三十三趟我把目錄當成封閉的列表，去明顯的地方找新模：更高 \(S^q V\)、更高張量冪。沒有去看現有模的 Loewy 結構。

\(M_{11}\) 的菱形結構在 wild 塊裡不算 exotic——但你不算 soc 和 top 就看不見。\(M_5\) 一直藏在 \(M_{11}\) 中間。我不知道要去看。

教訓

三十三趟我一直在 \(kS_4\) char 2 上做模表示論，但沒用它的古典結構：兩個單模、兩個 8 維 PIM、wild 型、\(V\) 是 uniserial——這些都是教科書內容。

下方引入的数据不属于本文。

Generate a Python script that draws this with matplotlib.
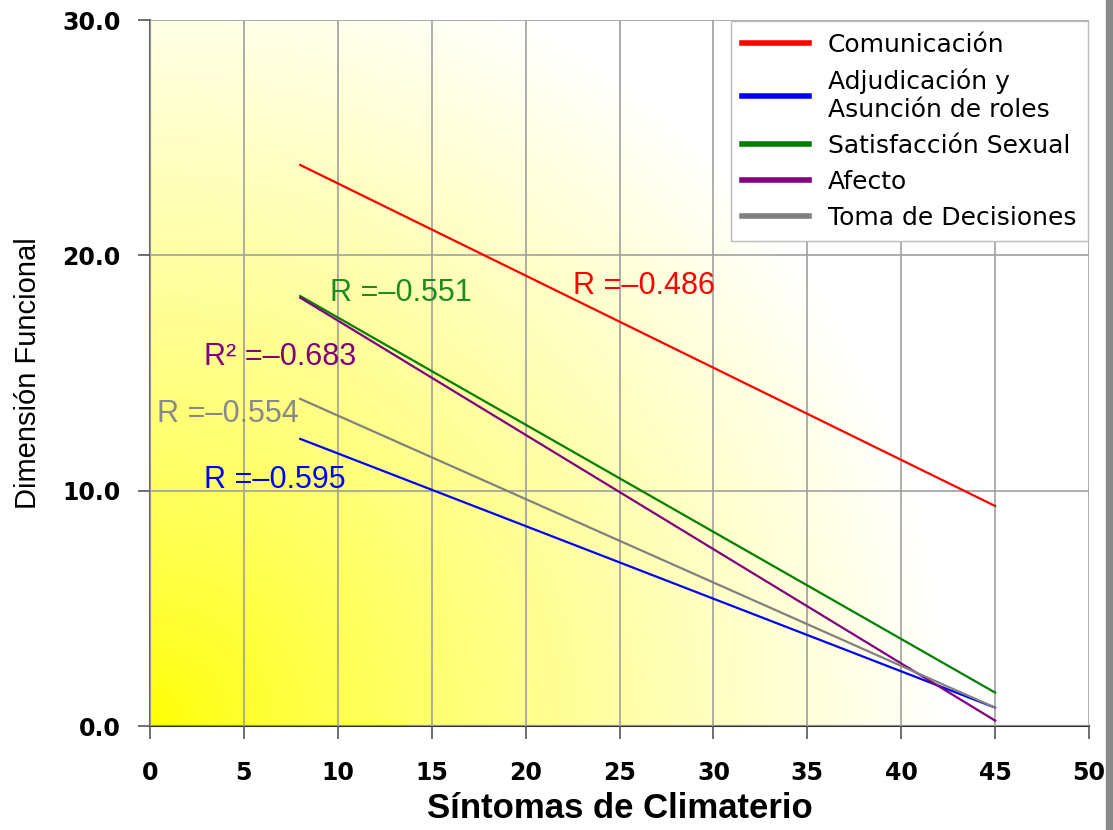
import numpy as np
import matplotlib.pyplot as plt
from matplotlib.patches import Rectangle

# Data: regression lines (start/end of fitted line) and correlation values
series = ['Comunicación', 'Adjudicación y\nAsunción de roles', 'Satisfacción Sexual',
          'Afecto', 'Toma de Decisiones']
x_line = [8, 45]
y_start = [23.84, 12.2, 18.27, 18.2, 13.9]
y_end = [9.35, 0.78, 1.42, 0.23, 0.78]
r_values = [-0.486, -0.595, -0.551, -0.683, -0.554]
r_prefix = ['R', 'R', 'R', 'R²', 'R']

line_colors = ['#ff0000', '#0000ff', '#008000', '#800080', '#808080']
text_colors = ['#ff0000', '#0000ff', '#1f8a1f', '#800080', '#888888']
text_pos = [(22.5, 18.7), (2.9, 10.45), (9.6, 18.4), (2.9, 15.7), (0.35, 13.25)]

fig = plt.figure(figsize=(11.13, 8.30), dpi=100)
ax = fig.add_axes([150 / 1113, 1 - 726 / 830, (1089 - 150) / 1113, (726 - 20) / 830])

# yellow -> white radial background from the lower left corner
nx, ny = 940, 706
px, py = np.meshgrid(np.arange(nx), np.arange(ny))
d = np.sqrt(px ** 2 + py ** 2) / 800.0
b = np.clip(d, 0, 1) ** 0.8
img = np.dstack([np.ones_like(b), np.ones_like(b), b])
ax.imshow(img, extent=[0, 50, 0, 30], origin='lower', aspect='auto', zorder=0)

for i, name in enumerate(series):
    ax.plot(x_line, [y_start[i], y_end[i]], color=line_colors[i], lw=1.6, zorder=3, label=name)

for i in range(len(series)):
    ax.text(text_pos[i][0], text_pos[i][1], f'{r_prefix[i]} =\u2013{abs(r_values[i]):.3f}',
            color=text_colors[i], fontsize=22, family='Liberation Sans',
            ha='left', va='center', zorder=4)

ax.set_xlim(0, 50)
ax.set_ylim(0, 30)
ax.set_xticks(np.arange(0, 51, 5))
ax.set_yticks([0, 10, 20, 30])
ax.set_yticklabels(['0.0', '10.0', '20.0', '30.0'])
ax.grid(True, color='#a0a0a0', lw=1.2, zorder=1)
ax.set_axisbelow(False)

ax.tick_params(axis='both', direction='out', length=9, width=1.2, color='#555555',
               labelsize=17)
ax.tick_params(axis='x', pad=16)
ax.tick_params(axis='y', pad=12)
for lab in ax.get_xticklabels() + ax.get_yticklabels():
    lab.set_family('DejaVu Sans')
    lab.set_fontweight('bold')
    lab.set_fontsize(17)

ax.spines['top'].set_visible(False)
ax.spines['right'].set_visible(False)
ax.spines['left'].set_color('#666666')
ax.spines['bottom'].set_color('#333333')
ax.spines['left'].set_linewidth(1.5)
ax.spines['bottom'].set_linewidth(1.5)

ax.set_xlabel('Síntomas de Climaterio', fontsize=25, fontweight='bold',
              family='Liberation Sans', labelpad=5)
ax.set_ylabel('Dimensión Funcional', fontsize=21, family='Liberation Sans', labelpad=15)

leg = ax.legend(loc='upper right', bbox_to_anchor=(1.0, 1.0), borderaxespad=0.05,
                prop={'family': 'DejaVu Sans', 'size': 18}, handlelength=2.7,
                handletextpad=0.75, labelspacing=0.48, fancybox=False,
                framealpha=1, edgecolor='#bbbbbb', borderpad=0.45)
leg.get_frame().set_linewidth(1.0)
for h in leg.get_lines():
    h.set_linewidth(4)
leg.set_zorder(5)

# gray border at the right edge of the picture
fig.patches.append(Rectangle((1106 / 1113, 0), 7 / 1113, 1, transform=fig.transFigure,
                             color='#888888', zorder=0))

fig.savefig('out.png', dpi=100)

我用計算從頭重新發現了一遍。

再上一層——具體不可分模的 Loewy 結構、Green 環乘法表、新的不可分模 \(M_9, M_{11}, M_5, \ldots\)——不是教科書。Wild 塊沒有不可分模的分類，每個新發現的模都是真正新的數學數據。

所以項目分岔成兩條：

教科書面：把目錄裡的東西和古典對應物一一對上。算 Cartan 矩陣。確認 \(T_8, T_8’\) 是 PIM。
Wild 面：繼續算更高張量冪裡的新不可分模。\(V^{\otimes 4}\)（維 81）應該還會冒新東西。\(M_5\) 也要做結構分析。

理解的時候我最活著。三十五趟見。